-- Start SOURCE MATERIAL --

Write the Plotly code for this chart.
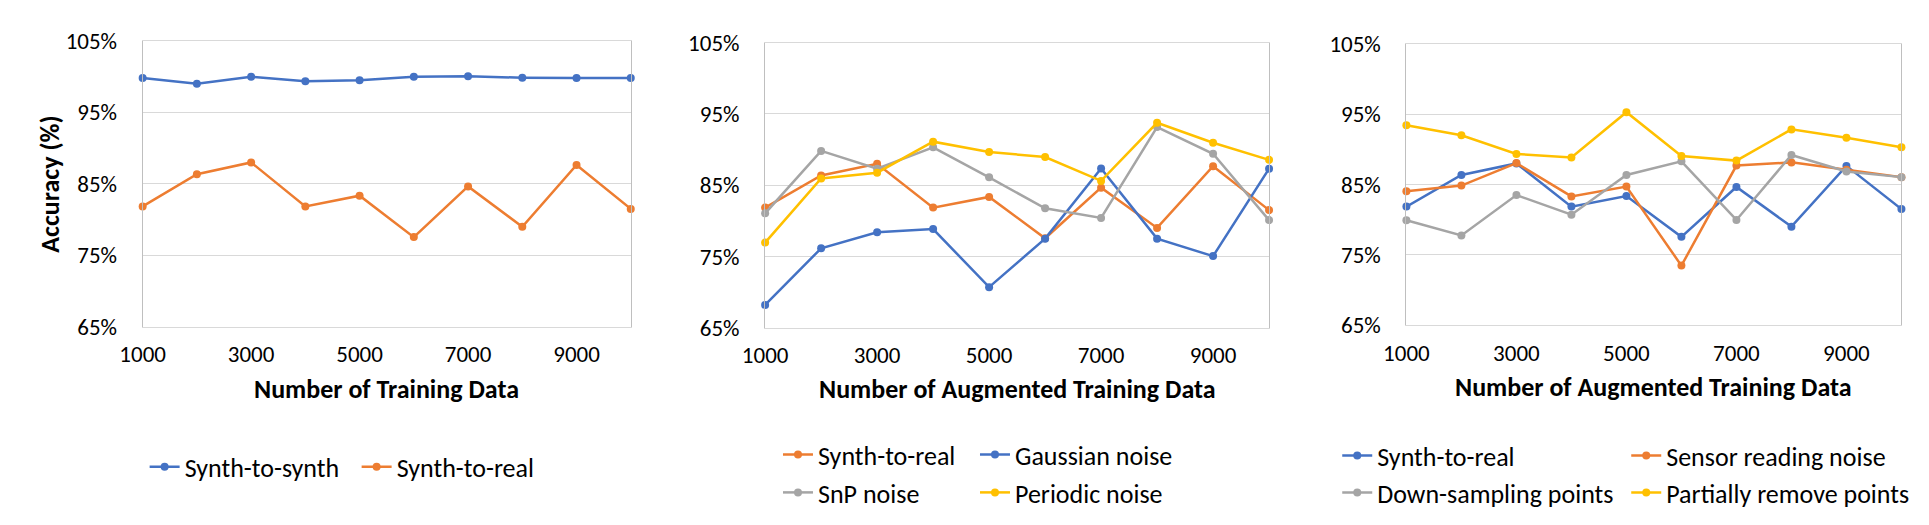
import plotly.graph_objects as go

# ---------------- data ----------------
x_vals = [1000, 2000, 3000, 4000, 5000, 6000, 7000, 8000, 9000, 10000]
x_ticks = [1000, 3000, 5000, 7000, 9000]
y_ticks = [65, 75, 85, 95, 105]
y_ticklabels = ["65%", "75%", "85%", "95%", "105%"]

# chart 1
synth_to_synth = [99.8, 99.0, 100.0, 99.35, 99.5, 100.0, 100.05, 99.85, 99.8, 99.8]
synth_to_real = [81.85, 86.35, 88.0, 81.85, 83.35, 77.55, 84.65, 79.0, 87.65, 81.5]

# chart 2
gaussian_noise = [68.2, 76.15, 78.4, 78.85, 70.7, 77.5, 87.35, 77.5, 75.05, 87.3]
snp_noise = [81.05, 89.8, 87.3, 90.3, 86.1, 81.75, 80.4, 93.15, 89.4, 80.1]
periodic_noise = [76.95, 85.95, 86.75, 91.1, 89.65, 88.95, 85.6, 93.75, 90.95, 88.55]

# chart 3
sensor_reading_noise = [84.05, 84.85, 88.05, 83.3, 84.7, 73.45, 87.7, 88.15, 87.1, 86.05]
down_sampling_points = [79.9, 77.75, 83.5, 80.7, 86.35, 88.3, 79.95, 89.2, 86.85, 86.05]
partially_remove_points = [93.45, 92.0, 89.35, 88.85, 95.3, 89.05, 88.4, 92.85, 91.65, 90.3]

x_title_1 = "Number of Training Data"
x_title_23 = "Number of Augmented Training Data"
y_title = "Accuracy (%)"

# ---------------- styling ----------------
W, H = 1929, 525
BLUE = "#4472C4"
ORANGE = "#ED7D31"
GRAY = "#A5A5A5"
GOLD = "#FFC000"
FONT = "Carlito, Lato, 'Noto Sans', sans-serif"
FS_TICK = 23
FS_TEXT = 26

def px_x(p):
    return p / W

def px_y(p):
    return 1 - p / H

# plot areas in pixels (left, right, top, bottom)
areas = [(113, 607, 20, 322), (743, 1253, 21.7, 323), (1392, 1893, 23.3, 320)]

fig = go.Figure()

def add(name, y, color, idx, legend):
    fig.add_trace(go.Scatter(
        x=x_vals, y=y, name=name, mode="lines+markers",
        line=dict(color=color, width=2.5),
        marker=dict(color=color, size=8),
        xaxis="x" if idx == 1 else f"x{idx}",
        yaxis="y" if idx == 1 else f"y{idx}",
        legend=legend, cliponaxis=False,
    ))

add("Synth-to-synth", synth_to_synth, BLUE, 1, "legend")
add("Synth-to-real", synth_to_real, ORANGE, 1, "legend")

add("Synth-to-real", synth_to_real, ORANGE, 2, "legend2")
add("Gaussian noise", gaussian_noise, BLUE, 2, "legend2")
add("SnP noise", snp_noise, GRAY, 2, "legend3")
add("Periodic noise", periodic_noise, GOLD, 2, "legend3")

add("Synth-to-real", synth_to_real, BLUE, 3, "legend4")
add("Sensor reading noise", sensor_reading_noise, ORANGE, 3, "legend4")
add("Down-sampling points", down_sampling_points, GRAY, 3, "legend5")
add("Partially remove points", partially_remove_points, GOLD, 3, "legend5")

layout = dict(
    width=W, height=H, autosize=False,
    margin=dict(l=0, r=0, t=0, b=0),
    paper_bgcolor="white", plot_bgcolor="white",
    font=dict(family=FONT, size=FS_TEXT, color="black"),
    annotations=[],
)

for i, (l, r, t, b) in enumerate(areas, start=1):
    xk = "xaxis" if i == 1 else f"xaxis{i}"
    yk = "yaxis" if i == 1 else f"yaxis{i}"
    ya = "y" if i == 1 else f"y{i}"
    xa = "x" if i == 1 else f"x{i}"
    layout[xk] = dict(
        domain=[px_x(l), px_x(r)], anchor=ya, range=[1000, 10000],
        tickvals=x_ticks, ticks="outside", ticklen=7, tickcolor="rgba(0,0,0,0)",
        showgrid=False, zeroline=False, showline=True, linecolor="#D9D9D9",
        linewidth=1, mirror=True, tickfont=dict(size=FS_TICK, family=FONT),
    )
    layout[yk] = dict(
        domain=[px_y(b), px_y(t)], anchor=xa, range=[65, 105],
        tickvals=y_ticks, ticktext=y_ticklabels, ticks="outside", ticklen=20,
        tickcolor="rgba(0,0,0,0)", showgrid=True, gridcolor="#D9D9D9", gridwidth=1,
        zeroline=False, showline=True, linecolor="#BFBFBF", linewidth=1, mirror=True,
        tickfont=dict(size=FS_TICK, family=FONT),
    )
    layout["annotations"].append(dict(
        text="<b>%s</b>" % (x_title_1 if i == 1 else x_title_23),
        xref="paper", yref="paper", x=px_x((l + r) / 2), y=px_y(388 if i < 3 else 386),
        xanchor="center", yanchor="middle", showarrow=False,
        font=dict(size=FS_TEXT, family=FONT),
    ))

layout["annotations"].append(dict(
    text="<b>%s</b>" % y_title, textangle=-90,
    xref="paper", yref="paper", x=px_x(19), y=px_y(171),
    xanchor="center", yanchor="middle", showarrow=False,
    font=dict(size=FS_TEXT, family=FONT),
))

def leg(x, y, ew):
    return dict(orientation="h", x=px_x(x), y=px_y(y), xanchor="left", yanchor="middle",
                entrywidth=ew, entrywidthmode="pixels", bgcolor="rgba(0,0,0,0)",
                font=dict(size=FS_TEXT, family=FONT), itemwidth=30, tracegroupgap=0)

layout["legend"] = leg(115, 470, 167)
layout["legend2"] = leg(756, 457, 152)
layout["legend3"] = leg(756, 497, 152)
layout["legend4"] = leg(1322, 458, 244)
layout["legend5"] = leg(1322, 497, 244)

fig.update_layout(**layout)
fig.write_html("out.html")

-- End SOURCE MATERIAL --

■ **YOUR OBJECTIVE**:
Without the images, write out each line of the data verbatim.

■ **WRITTEN RESPONSE**:
Write the Plotly code for this chart.
import plotly.graph_objects as go

# ---------------- data ----------------
x_vals = [1000, 2000, 3000, 4000, 5000, 6000, 7000, 8000, 9000, 10000]
x_ticks = [1000, 3000, 5000, 7000, 9000]
y_ticks = [65, 75, 85, 95, 105]
y_ticklabels = ["65%", "75%", "85%", "95%", "105%"]

# chart 1
synth_to_synth = [99.8, 99.0, 100.0, 99.35, 99.5, 100.0, 100.05, 99.85, 99.8, 99.8]
synth_to_real = [81.85, 86.35, 88.0, 81.85, 83.35, 77.55, 84.65, 79.0, 87.65, 81.5]

# chart 2
gaussian_noise = [68.2, 76.15, 78.4, 78.85, 70.7, 77.5, 87.35, 77.5, 75.05, 87.3]
snp_noise = [81.05, 89.8, 87.3, 90.3, 86.1, 81.75, 80.4, 93.15, 89.4, 80.1]
periodic_noise = [76.95, 85.95, 86.75, 91.1, 89.65, 88.95, 85.6, 93.75, 90.95, 88.55]

# chart 3
sensor_reading_noise = [84.05, 84.85, 88.05, 83.3, 84.7, 73.45, 87.7, 88.15, 87.1, 86.05]
down_sampling_points = [79.9, 77.75, 83.5, 80.7, 86.35, 88.3, 79.95, 89.2, 86.85, 86.05]
partially_remove_points = [93.45, 92.0, 89.35, 88.85, 95.3, 89.05, 88.4, 92.85, 91.65, 90.3]

x_title_1 = "Number of Training Data"
x_title_23 = "Number of Augmented Training Data"
y_title = "Accuracy (%)"

# ---------------- styling ----------------
W, H = 1929, 525
BLUE = "#4472C4"
ORANGE = "#ED7D31"
GRAY = "#A5A5A5"
GOLD = "#FFC000"
FONT = "Carlito, Lato, 'Noto Sans', sans-serif"
FS_TICK = 23
FS_TEXT = 26

def px_x(p):
    return p / W

def px_y(p):
    return 1 - p / H

# plot areas in pixels (left, right, top, bottom)
areas = [(113, 607, 20, 322), (743, 1253, 21.7, 323), (1392, 1893, 23.3, 320)]

fig = go.Figure()

def add(name, y, color, idx, legend):
    fig.add_trace(go.Scatter(
        x=x_vals, y=y, name=name, mode="lines+markers",
        line=dict(color=color, width=2.5),
        marker=dict(color=color, size=8),
        xaxis="x" if idx == 1 else f"x{idx}",
        yaxis="y" if idx == 1 else f"y{idx}",
        legend=legend, cliponaxis=False,
    ))

add("Synth-to-synth", synth_to_synth, BLUE, 1, "legend")
add("Synth-to-real", synth_to_real, ORANGE, 1, "legend")

add("Synth-to-real", synth_to_real, ORANGE, 2, "legend2")
add("Gaussian noise", gaussian_noise, BLUE, 2, "legend2")
add("SnP noise", snp_noise, GRAY, 2, "legend3")
add("Periodic noise", periodic_noise, GOLD, 2, "legend3")

add("Synth-to-real", synth_to_real, BLUE, 3, "legend4")
add("Sensor reading noise", sensor_reading_noise, ORANGE, 3, "legend4")
add("Down-sampling points", down_sampling_points, GRAY, 3, "legend5")
add("Partially remove points", partially_remove_points, GOLD, 3, "legend5")

layout = dict(
    width=W, height=H, autosize=False,
    margin=dict(l=0, r=0, t=0, b=0),
    paper_bgcolor="white", plot_bgcolor="white",
    font=dict(family=FONT, size=FS_TEXT, color="black"),
    annotations=[],
)

for i, (l, r, t, b) in enumerate(areas, start=1):
    xk = "xaxis" if i == 1 else f"xaxis{i}"
    yk = "yaxis" if i == 1 else f"yaxis{i}"
    ya = "y" if i == 1 else f"y{i}"
    xa = "x" if i == 1 else f"x{i}"
    layout[xk] = dict(
        domain=[px_x(l), px_x(r)], anchor=ya, range=[1000, 10000],
        tickvals=x_ticks, ticks="outside", ticklen=7, tickcolor="rgba(0,0,0,0)",
        showgrid=False, zeroline=False, showline=True, linecolor="#D9D9D9",
        linewidth=1, mirror=True, tickfont=dict(size=FS_TICK, family=FONT),
    )
    layout[yk] = dict(
        domain=[px_y(b), px_y(t)], anchor=xa, range=[65, 105],
        tickvals=y_ticks, ticktext=y_ticklabels, ticks="outside", ticklen=20,
        tickcolor="rgba(0,0,0,0)", showgrid=True, gridcolor="#D9D9D9", gridwidth=1,
        zeroline=False, showline=True, linecolor="#BFBFBF", linewidth=1, mirror=True,
        tickfont=dict(size=FS_TICK, family=FONT),
    )
    layout["annotations"].append(dict(
        text="<b>%s</b>" % (x_title_1 if i == 1 else x_title_23),
        xref="paper", yref="paper", x=px_x((l + r) / 2), y=px_y(388 if i < 3 else 386),
        xanchor="center", yanchor="middle", showarrow=False,
        font=dict(size=FS_TEXT, family=FONT),
    ))

layout["annotations"].append(dict(
    text="<b>%s</b>" % y_title, textangle=-90,
    xref="paper", yref="paper", x=px_x(19), y=px_y(171),
    xanchor="center", yanchor="middle", showarrow=False,
    font=dict(size=FS_TEXT, family=FONT),
))

def leg(x, y, ew):
    return dict(orientation="h", x=px_x(x), y=px_y(y), xanchor="left", yanchor="middle",
                entrywidth=ew, entrywidthmode="pixels", bgcolor="rgba(0,0,0,0)",
                font=dict(size=FS_TEXT, family=FONT), itemwidth=30, tracegroupgap=0)

layout["legend"] = leg(115, 470, 167)
layout["legend2"] = leg(756, 457, 152)
layout["legend3"] = leg(756, 497, 152)
layout["legend4"] = leg(1322, 458, 244)
layout["legend5"] = leg(1322, 497, 244)

fig.update_layout(**layout)
fig.write_html("out.html")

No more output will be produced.